Turkmenistan, Uzbekistan, Tajikistan and Kyrgyzstan, and their various backers, have all invested millions of dollars in various infrastructure projects which involve Afghanistan and the attacks will worry them.
Local villagers in northern Afghanistan said the Taliban launched rockets and fired machine guns at a pylon, during a gun battle with government forces, running from Turkmenistan into the bordering Faryab province.
The Pajhwork news agency quoted a regional police chief as saying that Taliban fighters had “fired three rockets at the power pylon in Gorzad area. After they failed to hit the pylon, they opened machinegun fire at the transmission line and cut it.”

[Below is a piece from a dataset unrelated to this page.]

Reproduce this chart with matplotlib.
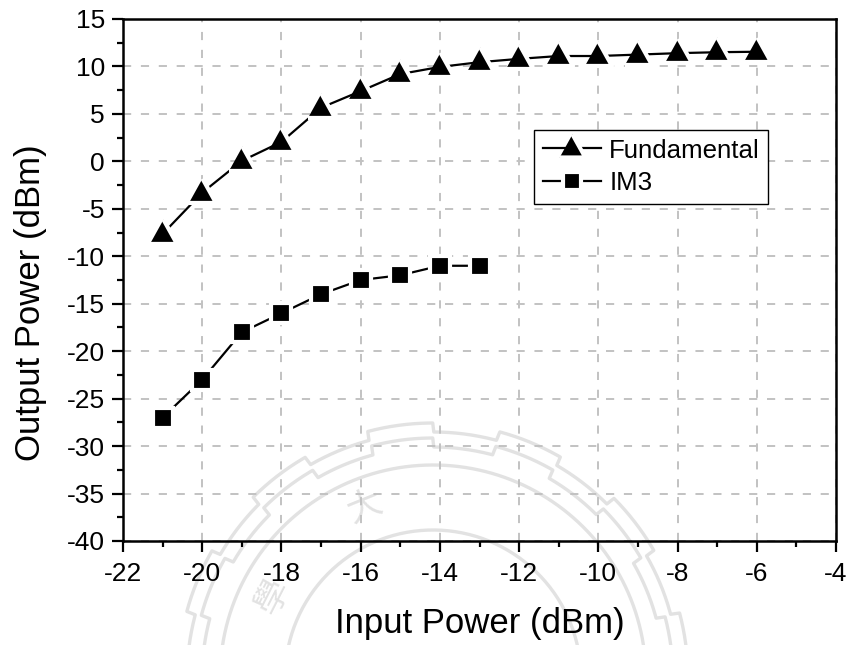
import numpy as np
import matplotlib
matplotlib.use('Agg')
import matplotlib.pyplot as plt
from matplotlib.ticker import MultipleLocator

plt.rcParams['font.family'] = ['Liberation Sans', 'DejaVu Sans']
plt.rcParams['axes.unicode_minus'] = False

# values
input_fund = [-21, -20, -19, -18, -17, -16, -15, -14, -13, -12, -11, -10, -9, -8, -7, -6]
fundamental = [-7.65, -3.3, 0.05, 2.05, 5.65, 7.4, 9.2, 9.95, 10.45, 10.8, 11.1, 11.1, 11.25, 11.4, 11.5, 11.55]
input_im3 = [-21, -20, -19, -18, -17, -16, -15, -14, -13]
im3 = [-27, -23, -18, -16, -14, -12.5, -12, -11, -11]
x_ticks = [-22, -20, -18, -16, -14, -12, -10, -8, -6, -4]
y_ticks = [-40, -35, -30, -25, -20, -15, -10, -5, 0, 5, 10, 15]

W, H = 850, 645
fig = plt.figure(figsize=(W/100, H/100), dpi=100)

# faint scanned-in seal behind the plot, in pixel coordinates
bg = fig.add_axes([0, 0, 1, 1], zorder=0)
bg.set_xlim(0, W)
bg.set_ylim(H, 0)
bg.axis('off')
seal = '#e2e2e2'
cx, cy = 433, 678
t = np.linspace(0, 2*np.pi, 400)
for r in [213, 148]:
    bg.plot(cx + r*np.cos(t), cy + r*np.sin(t), color=seal, lw=2.4)
# stepped outer ring
t2 = np.linspace(0, 2*np.pi, 1440)
for r0 in [246, 231]:
    r = r0 + 9*(np.floor(t2/(2*np.pi/24)) % 2)
    bg.plot(cx + r*np.cos(t2), cy + r*np.sin(t2), color=seal, lw=2.4)
bg.text(365, 508, '大', color=seal, fontsize=25, rotation=22, ha='center', va='center',
        family=['Noto Sans CJK TC', 'DejaVu Sans'])
bg.text(273, 597, '學', color=seal, fontsize=25, rotation=63, ha='center', va='center',
        family=['Noto Sans CJK TC', 'DejaVu Sans'])

ax = fig.add_axes([123/W, 1-541/H, (836-123)/W, (541-19)/H], zorder=1)
ax.patch.set_alpha(0)

ax.grid(True, which='major', color='#c2c2c2', lw=1.4, dashes=(4.2, 5))
ax.set_axisbelow(True)

# triangle sits a little above its point, as in the original
tri = [(-1, -0.7), (1, -0.7), (0, 1.1)]
ax.plot(input_fund, fundamental, '-', marker=tri, color='black', lw=1.6, ms=21.4, mfc='black',
        mec='white', mew=3, label='Fundamental', clip_on=False)
ax.plot(input_im3, im3, '-s', color='black', lw=1.6, ms=14, mfc='black',
        mec='white', mew=3, label='IM3', clip_on=False)

ax.set_xlim(-22, -4)
ax.set_ylim(-40, 15)
ax.set_xticks(x_ticks)
ax.set_yticks(y_ticks)
ax.xaxis.set_minor_locator(MultipleLocator(1))
ax.yaxis.set_minor_locator(MultipleLocator(2.5))
ax.tick_params(which='major', length=8, width=1.6, labelsize=19, pad=7)
ax.tick_params(which='minor', length=4.3, width=1.6)
ax.tick_params(axis='y', which='major', pad=5)
for s in ax.spines.values():
    s.set_linewidth(1.8)

ax.set_xlabel('Input Power (dBm)', fontsize=25)
ax.xaxis.set_label_coords(0.5, -(623-541)/(541-19), transform=ax.transAxes)
ax.xaxis.label.set_verticalalignment('center')
ax.set_ylabel('Output Power (dBm)', fontsize=25)
ax.yaxis.set_label_coords(-(123-31)/(836-123), 1-(303-19)/(541-19), transform=ax.transAxes)
ax.yaxis.label.set_verticalalignment('center')

leg = ax.legend(loc='upper left', bbox_to_anchor=((534-123)/(836-123), 1-(130-19)/(541-19)),
                fontsize=18.6, fancybox=False, framealpha=1, edgecolor='black',
                handlelength=2.25, handletextpad=0.33, borderaxespad=0, borderpad=0.33,
                labelspacing=0.34, markerscale=0.95)
leg.get_frame().set_linewidth(1)

fig.savefig('out.png', dpi=100)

Analysts told The Conway Bulletin the Taliban were responsible for damaging the powerline, although they may not have been behind the attack on a line running from Uzbekistan last month.
Thomas Ruttig, director of the Afghanistan Analyst Network, said that the powerline may have been accidentally damaged during a gun- battle. “The Taliban have denied any role [in the disruption] and stated that they do not attack infrastructure that belong to The Nation,” he said.
The attacks, though, will worry Central Asian governments. Days before the latest attack, Turkmen- President Kurbanguly Berdymukhamedov ordered an increase of security at construction sites for the TAPI gas pipeline, a project designed to pump Turkmen gas across Afghanistan to Pakistan and India.